15/09/2015

Youth : vieillesse et artifices

3 / 5

Pour entamer un film s’appelant Youth, quoi de mieux qu’une chanson pop entraînante jouée live ? Le visage d’une jeune chanteuse, juchée sur une plateforme tournante avec l’arrière-plan qui défile derrière elle, résume efficacement l’énergie, l’effervescence de la jeunesse. On se demande cependant vite s’il n’y a pas une part d’ironie derrière le titre du dernier film de Paolo Sorrentino : Fred (Michael Caine) et Mick (Harvey Keitel), nos deux héros octogénaires, n’en sont plus au printemps de leur vie. Ces deux artistes envisagent cependant leur vieillesse différemment. Tandis que Mick, réalisateur toujours en activité, travaille sur son film testament, Fred refuse de sortir de sa retraite et de diriger comme chef d’orchestre une de ses compositions, pas même pour la famille royale d’Angleterre.


Après la Rome qu’il avait sublimée dans La Grande Belleza, Sorrentino plante cette fois-ci le décor international d’un hôtel de luxe des Alpes. Autour des deux protagonistes centraux gravitent la fille de Fred (Rachel Weisz), un acteur américain (Paul Dano), un alpiniste à la barbe foisonnante, un moine tibétain, une Miss Univers ou encore un sosie de Maradona. Cette communauté improbable aux accents surréalistes est à double tranchant. Fort de cette galerie foisonnante, Youth arrive à créer une ambiance singulière, entre comédie et drame, vulgaire et sublime. Mais tous ces éléments produisent également un effet de trop plein, de récit boursouflé.

Il faut aussi dire que la mise en scène manque considérablement de légèreté. Les excès esthétiques de La Grande Belleza lors des fêtes chaotiques auxquelles son héros prenait part étaient contrebalancés par l’élégance de moments à la mélancolie poétique tels que la visite de palais romains de nuit, à la lumière des bougies. Dans Youth l’esthétique est aussi poussée jusqu’à une laideur insupportable lors de la parodie d’un clip de pop cauchemardesque ; mais en contrepartie il y a peu de moments sublimes, les afféteries formelles jouant contre les scènes. Ainsi, alors que Mick hallucine l’apparition dans un champ du groupe d’héroïnes de sa filmographie, Sorrentino reprend dans une série de plans qui les introduit les caractéristiques visuelles des films dont elles sont issues, privilégiant l’artifice visuel à la simplicité de l’émotion.

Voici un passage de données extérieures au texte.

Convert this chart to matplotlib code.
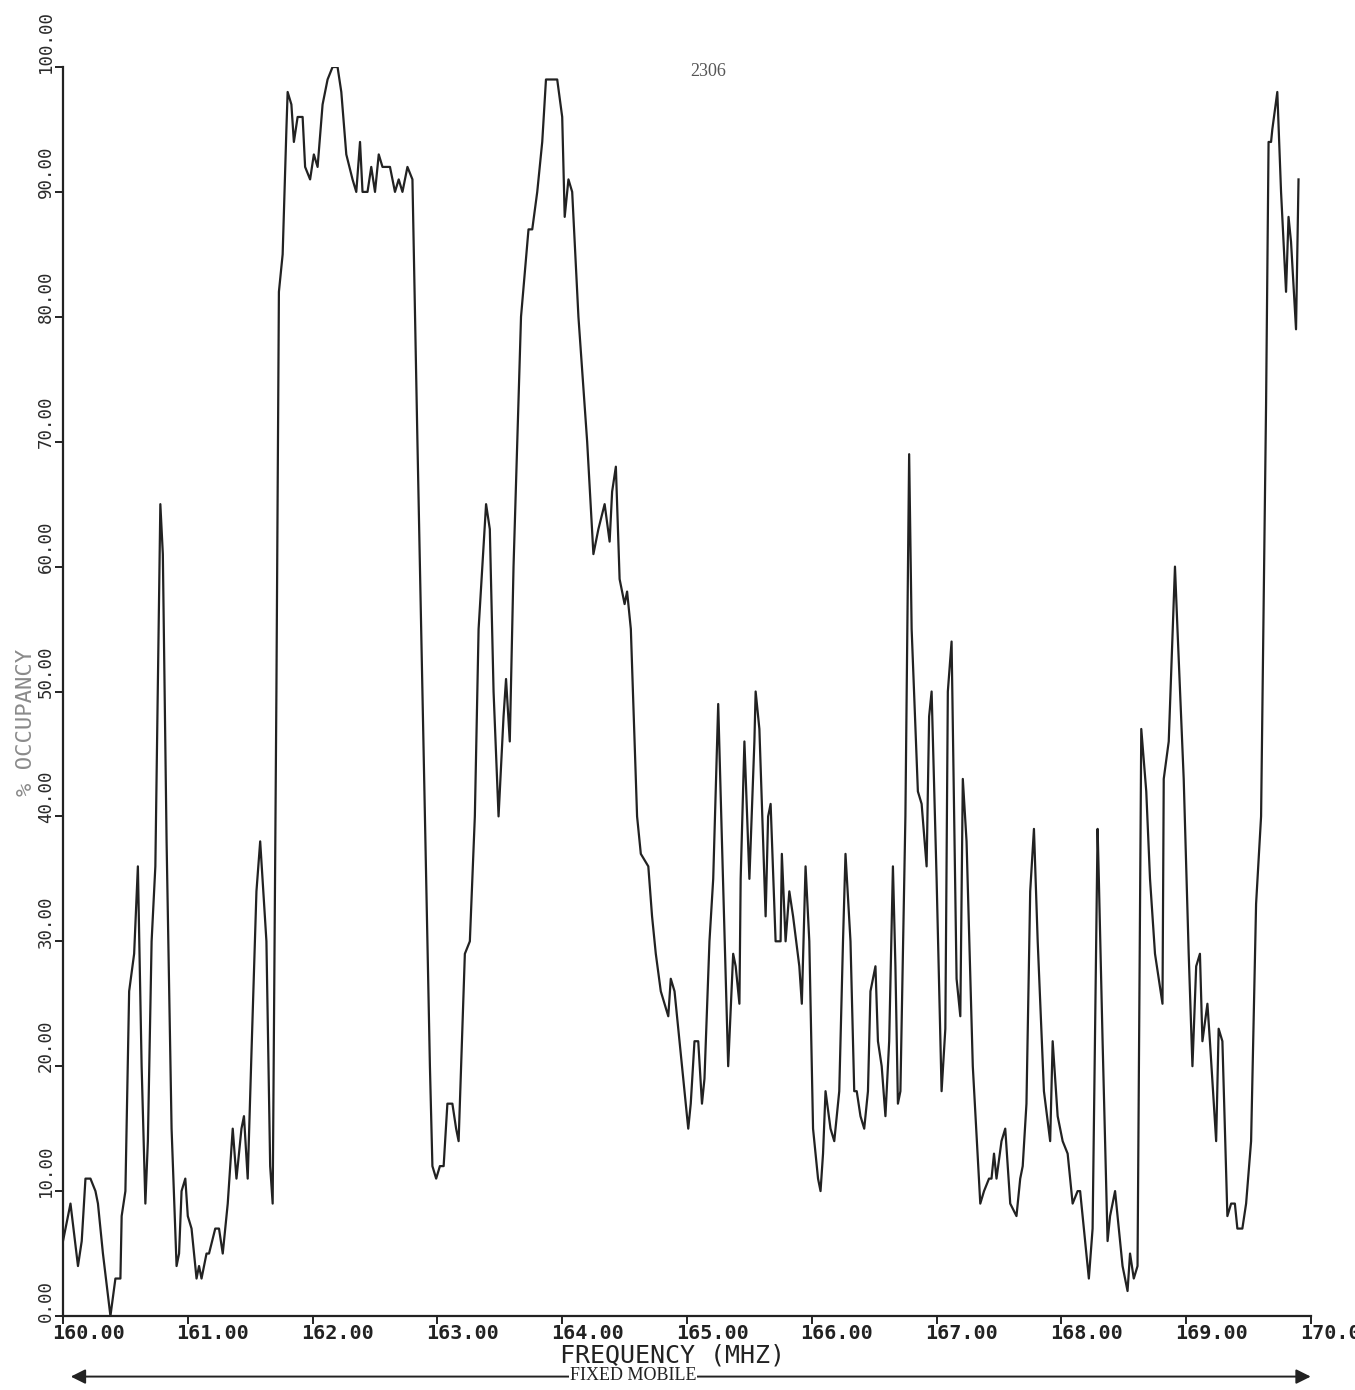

C’est d’autant plus dommage que lorsque Paolo Sorrentino fait confiance au pouvoir d’expression de ses acteurs, on entrevoit la beauté émouvante qui aurait pu être celle de Youth. Michael Caine est d’une superbe retenue, trop content d’occuper à nouveau le centre de la scène après avoir joué les seconds rôles chez Christopher Nolan. Deux scènes parmi les plus réussies de Youth sont d’une économie de mise en scène exemplaire : le face à face d’anthologie entre Harvey Keitel et Jane Fonda est pratiquement filmé en simple champ-contrechamp, et l’intense monologue interprété par Rachel Weisz où se déverse tout le ressenti accumulé par sa fille contre Fred est capté par un gros plan sur le visage de l’actrice. Dans ces quelques moments, on peut rentrer dans un film qui peine à nous toucher malgré ses thèmes universels liés au passage du temps.

On ne peut s’empêcher de rapprocher la démarche artistique de Sorrentino de celle de Fellini. La Grande Belleza suivait les traces de La Dolce Vita, dans Youth l’hôtel de luxe et le personnage de Mick évoquent immanquablement 8 ½. Sorrentino parvenait dans le premier cas à retrouver la satire féroce et le désenchantement au cœur de la Palme d’or de 1960. Ici, il manque le caractère semi-autobiographique, entre souvenirs et rêves, qui faisait la sincérité et la force de 8 ½. Sorrentino clôt Youth sur un final musical en grande pompe dans une salle de concert et nous exhorte à être émus à l’instar de ses spectateurs. On ne ressent hélas rien face à cette musique grandiloquente chantée par une star de l’opéra, là où un thème de Nino Rota sur l’image d’un enfant jouant de la flûte seul sur une piste de cirque suffisait à nous bouleverser.